A idéia de movimento remete a um dos elementos mais importantes do Candomblé, que a figura de Exu, senhor do movimento sem fim, é responsável pela existência dinâmica da realidade, tudo muda, seres humanos, árvores, pedras, todos são parceiros em uma relação que é dada pela dimensão de um jogo cósmico. As possibilidades vão sendo construídas e destruídas o tempo todo. O segredo da regra do jogo encontra-se na palavra acerto, ou seja, acertar um ponto, fechar um acordo, alterar uma situação, enfim simular e dissimular a realidade. Uma grande figura do Candomblé, o professor Agenor Miranda da Rocha , dizia com propriedade: Candomblé é um sistema cuja base é Exu.

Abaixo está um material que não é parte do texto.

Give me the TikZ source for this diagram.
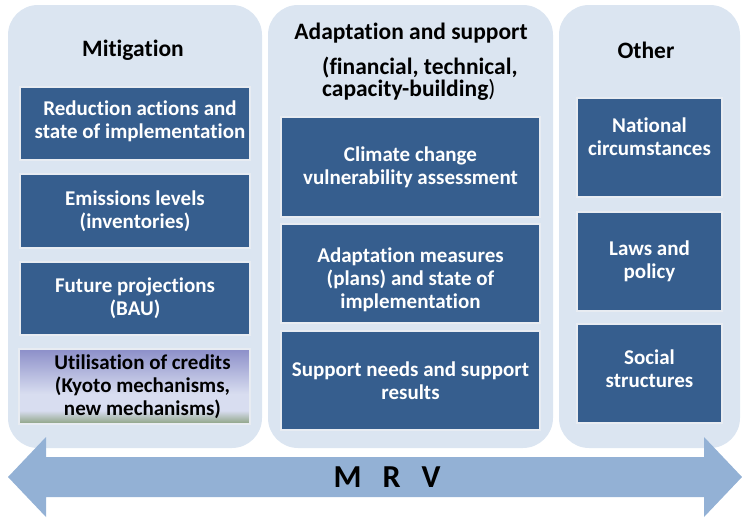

Assim sendo, na impossibilidade de um ponto fixo de referência, e de uma conversão à uma verdade eterna e imutável, como caminha a civilização ocidental
desde Platão, o Candomblé acena sempre com a possibilidade de se mudar o mundo e o destino. Busca-se enganar a morte, nem que seja por uma vez. O candomblé não se prefigura como um espaço de conversão à uma única verdade. Pertencer a uma comunidade-terreiro não exige o pressuposto da adesão a verdade, basta estar ali. Em uma festa ou cerimônia pública não se pergunta se a pessoa acredita ou não na divindade presente, ou nos princípios ali vigentes.


Os deuses existem independentemente da fé. Deve se entender Candomblé como um espaço de enfrentamento do projeto universalista da civilização ocidental. Na comunidade-terreiro o homem é capaz de estabelecer uma relação de troca sem que sobre um resto a ser apropriado economicamente e em favor de algum grupo
dominante .

A comunidade-terreiro recria a referência territorial-comunitária perdida em razão da escravidão. Os negros e seus descendentes reconstituem possibilidades de enfrentar o mundo que lhes é hostil e adverso.


Candomblé e Modernidade – considerações finais

O Candomblé, embora não se possa dizer que esteja fora da modernidade, implica em pontos de enfrentamento a esse projeto de ocidentalização do mundo pela lógica do mercado. Alguns aspectos da comunidade-terreiro apontam na direção de negar a modernidade. Entre esses pontos podem ser destacados: a relação com o corpo, que deixa de ser uma mercadoria, a impossibilidade da reprodução ad infinitum dos bens, a relação com o tempo e com o espaço.

A crença na palavra do pai fundador que se traduz no culto à ancestralidade, o reforço do sentido coletivo do agir humano que se choca frontalmente com o individualismo moderno; a crença no movimento constante da vida e dos homens, a crença na palavra e a desnecessidade de contratos escritos para garantir o cumprimento de um acordo e finalmente a negação de um dos sentidos da existência, a noção de axé. Para os adeptos do Candomblé a vida é um ato de alegria que se perpetua entre os parceiros do cósmico. Mas viver o hoje não implica uma visão pós-moderna de vida, um imediatismo infrutífero, mas sim, uma relação de ética comunitária, a felicidade de um deve estar imbricada com a felicidade de todos. Afinal isto é Candomblé.



Referências Bibliográficas

SODRÉ,Muniz, A verdade seduzida: Por um conceito de cultura no Brasil: Rio de Janeiro,CODECRI, 1983.
___________, O terreiro e a cidade: A forma social brasileira, Petrópolis: Vozes,1988.